> Objective
Below is a listing. Return the lines from the one that contains "Write a Python" to the one that contains "from bokeh.core.properties import value", both ends included, verbatim and with no pictures.

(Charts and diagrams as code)
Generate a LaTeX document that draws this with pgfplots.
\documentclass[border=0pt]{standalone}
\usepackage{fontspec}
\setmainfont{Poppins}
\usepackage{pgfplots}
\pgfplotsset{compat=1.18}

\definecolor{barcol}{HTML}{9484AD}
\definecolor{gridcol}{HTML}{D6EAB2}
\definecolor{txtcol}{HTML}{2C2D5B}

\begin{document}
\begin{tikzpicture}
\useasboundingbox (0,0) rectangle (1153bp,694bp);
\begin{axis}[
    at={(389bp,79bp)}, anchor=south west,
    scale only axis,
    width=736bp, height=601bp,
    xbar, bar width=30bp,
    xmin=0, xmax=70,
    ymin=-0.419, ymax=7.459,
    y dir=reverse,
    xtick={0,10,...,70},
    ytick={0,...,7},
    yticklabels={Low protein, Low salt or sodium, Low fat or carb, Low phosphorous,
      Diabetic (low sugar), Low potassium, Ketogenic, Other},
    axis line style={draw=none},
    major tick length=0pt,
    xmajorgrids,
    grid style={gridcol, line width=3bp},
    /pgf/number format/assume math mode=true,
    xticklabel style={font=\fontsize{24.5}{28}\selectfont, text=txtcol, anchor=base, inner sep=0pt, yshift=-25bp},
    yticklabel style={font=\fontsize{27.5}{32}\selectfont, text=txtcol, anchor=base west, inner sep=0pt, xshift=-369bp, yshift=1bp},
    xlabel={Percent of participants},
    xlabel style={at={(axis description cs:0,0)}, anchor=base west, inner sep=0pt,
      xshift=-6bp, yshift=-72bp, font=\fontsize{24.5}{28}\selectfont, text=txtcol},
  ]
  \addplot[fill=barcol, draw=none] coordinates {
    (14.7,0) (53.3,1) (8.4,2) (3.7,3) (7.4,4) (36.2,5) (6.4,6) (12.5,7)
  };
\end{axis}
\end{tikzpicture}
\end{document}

* * *

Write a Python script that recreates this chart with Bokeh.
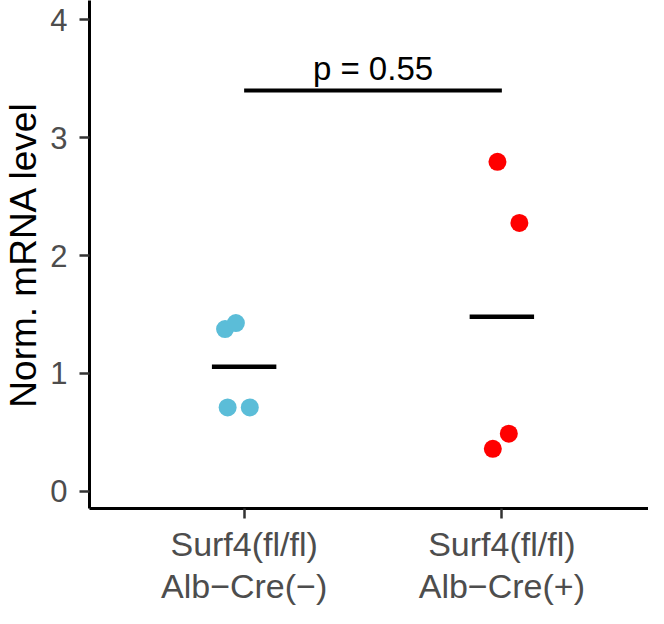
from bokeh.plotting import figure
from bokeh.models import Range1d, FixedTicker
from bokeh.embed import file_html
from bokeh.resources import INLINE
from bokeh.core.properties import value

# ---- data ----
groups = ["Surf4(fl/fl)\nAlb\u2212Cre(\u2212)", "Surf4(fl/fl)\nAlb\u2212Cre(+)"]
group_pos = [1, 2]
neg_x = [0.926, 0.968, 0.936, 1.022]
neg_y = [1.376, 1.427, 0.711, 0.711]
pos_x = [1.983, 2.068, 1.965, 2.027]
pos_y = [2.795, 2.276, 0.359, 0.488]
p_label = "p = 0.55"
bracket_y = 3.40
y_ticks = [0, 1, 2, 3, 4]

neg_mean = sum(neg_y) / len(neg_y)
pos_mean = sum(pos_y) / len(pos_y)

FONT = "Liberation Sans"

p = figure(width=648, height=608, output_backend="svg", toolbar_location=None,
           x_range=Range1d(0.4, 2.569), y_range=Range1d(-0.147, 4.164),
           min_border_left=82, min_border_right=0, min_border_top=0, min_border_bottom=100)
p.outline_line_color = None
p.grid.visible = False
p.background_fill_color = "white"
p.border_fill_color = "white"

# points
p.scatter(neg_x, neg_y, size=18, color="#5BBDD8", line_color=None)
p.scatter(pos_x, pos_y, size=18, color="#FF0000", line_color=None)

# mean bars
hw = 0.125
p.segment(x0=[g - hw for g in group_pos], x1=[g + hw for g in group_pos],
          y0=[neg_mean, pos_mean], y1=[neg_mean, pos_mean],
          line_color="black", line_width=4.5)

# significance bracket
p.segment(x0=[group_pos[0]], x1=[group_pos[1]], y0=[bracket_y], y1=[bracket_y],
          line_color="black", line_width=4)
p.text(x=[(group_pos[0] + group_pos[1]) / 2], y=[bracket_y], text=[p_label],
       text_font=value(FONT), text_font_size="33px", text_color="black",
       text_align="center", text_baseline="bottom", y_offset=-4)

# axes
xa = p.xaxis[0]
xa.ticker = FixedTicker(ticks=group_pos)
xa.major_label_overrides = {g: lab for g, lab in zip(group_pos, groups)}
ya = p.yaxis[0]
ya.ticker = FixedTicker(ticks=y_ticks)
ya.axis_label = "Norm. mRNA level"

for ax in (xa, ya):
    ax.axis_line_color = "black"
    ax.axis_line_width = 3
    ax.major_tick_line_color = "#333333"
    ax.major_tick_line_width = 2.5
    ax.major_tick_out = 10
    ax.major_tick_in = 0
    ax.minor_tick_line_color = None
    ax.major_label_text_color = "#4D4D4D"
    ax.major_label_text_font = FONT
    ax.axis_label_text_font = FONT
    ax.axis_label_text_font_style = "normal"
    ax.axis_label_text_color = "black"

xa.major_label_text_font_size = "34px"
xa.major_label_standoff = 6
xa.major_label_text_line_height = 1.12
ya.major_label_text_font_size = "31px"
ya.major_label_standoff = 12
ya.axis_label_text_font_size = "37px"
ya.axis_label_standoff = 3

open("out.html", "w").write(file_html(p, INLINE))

> Response to this task
Write a Python script that recreates this chart with Bokeh.
from bokeh.plotting import figure
from bokeh.models import Range1d, FixedTicker
from bokeh.embed import file_html
from bokeh.resources import INLINE
from bokeh.core.properties import value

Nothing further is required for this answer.